John Neff glances back over his shoulder to the empty café, to make sure no one is spying on us as he divulges the details of a work in progress. With Neff, whose large-scale sculptural installations are often spectacularly theatrical, it’s difficult to tell if his paranoia is also a bit of theatrics. In any case, I swore to keep Neff’s plans secret, and they are no small plans. He often thinks big. For instance, his current gallery installation at the Museum of Contemporary Art, part of the “Production Site” group exhibition, is envisioned as a 1:5.75 scale model for a pornographic enlarging machine, of sorts. If ever fully realized and magnified, according to Neff’s scaled dimensions, the life-sized body casts here would become god-sized, and the printed pornographic images would be human-sized, and almost real. At least, that is the fantasy.

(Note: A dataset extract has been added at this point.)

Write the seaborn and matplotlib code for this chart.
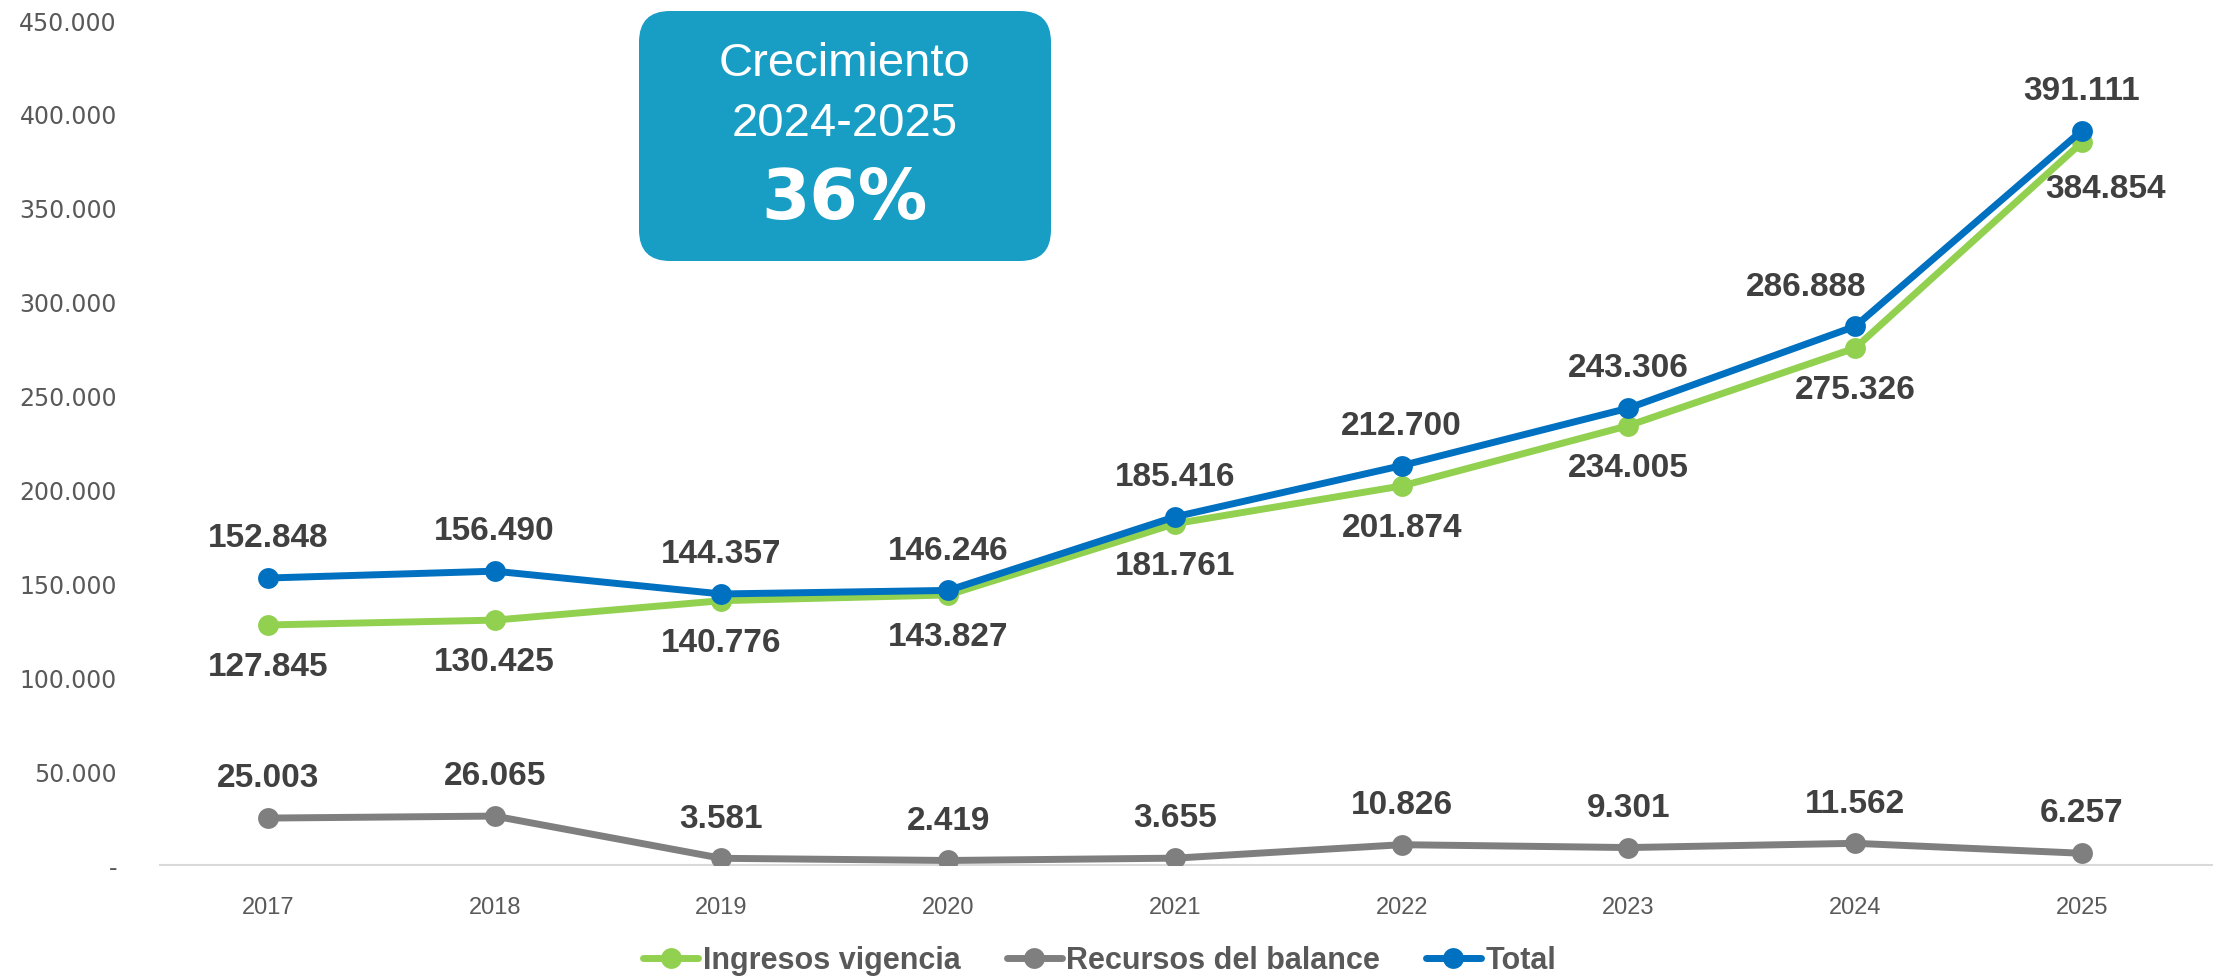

In press releases, art reviews and artist statements, we often read that a particular work of art is responsible for seismic shifts of consciousness. For example, an artwork can create a tension (political, sexual, formal, whatever), or it re-orders and recontextualizes our perception, or it unearths deep-seated fears and desires within the viewer. That contemporary art rarely attains these lofty goals isn’t the failing of inflated art speak, but the confusion of virtual reality for real reality. Whatever the fiction—porn, religion, or art—you must have a lapse of cold sober reality if the power of fantasy is to take hold.
Neff is clearly a believer in the fantasy of image making. On the gallery wall, he posts this text: “The Pantograph will be a machine that enables users to replicate and re-photograph poses observed in gay male pornographic digital images using live models.” It will? That’s a rather assertive promise, but it does not work if your imagination is not properly attuned. Says Neff of creativity and sexual desire, they stem from the same origin.
In urban monuments we often see a heroic trailblazer sitting triumphantly atop his horse, but sitting quietly and still is the posture of contemporary society, says Neff, referring to computer users, and he’s made a monument to those armchair travelers in this installation. A short vacation inside the artist’s whirlwind of allusions (Cotan’s veined cabbages, Walt Whitman, classical Greek statuary, Renaissance-era humanism versus religiosity, gay porn) is rewarding, and you leave feeling like you learned something. One can dream and hope and imagine that Neff will one day create his machine on a grand scale, the way he truly envisions it. If art could only have so much power. (Jason Foumberg)
John Neff shows in “Production Site: The Artist’s Studio Inside-Out” at the Museum of Contemporary Art, 220 East Chicago, through May 30.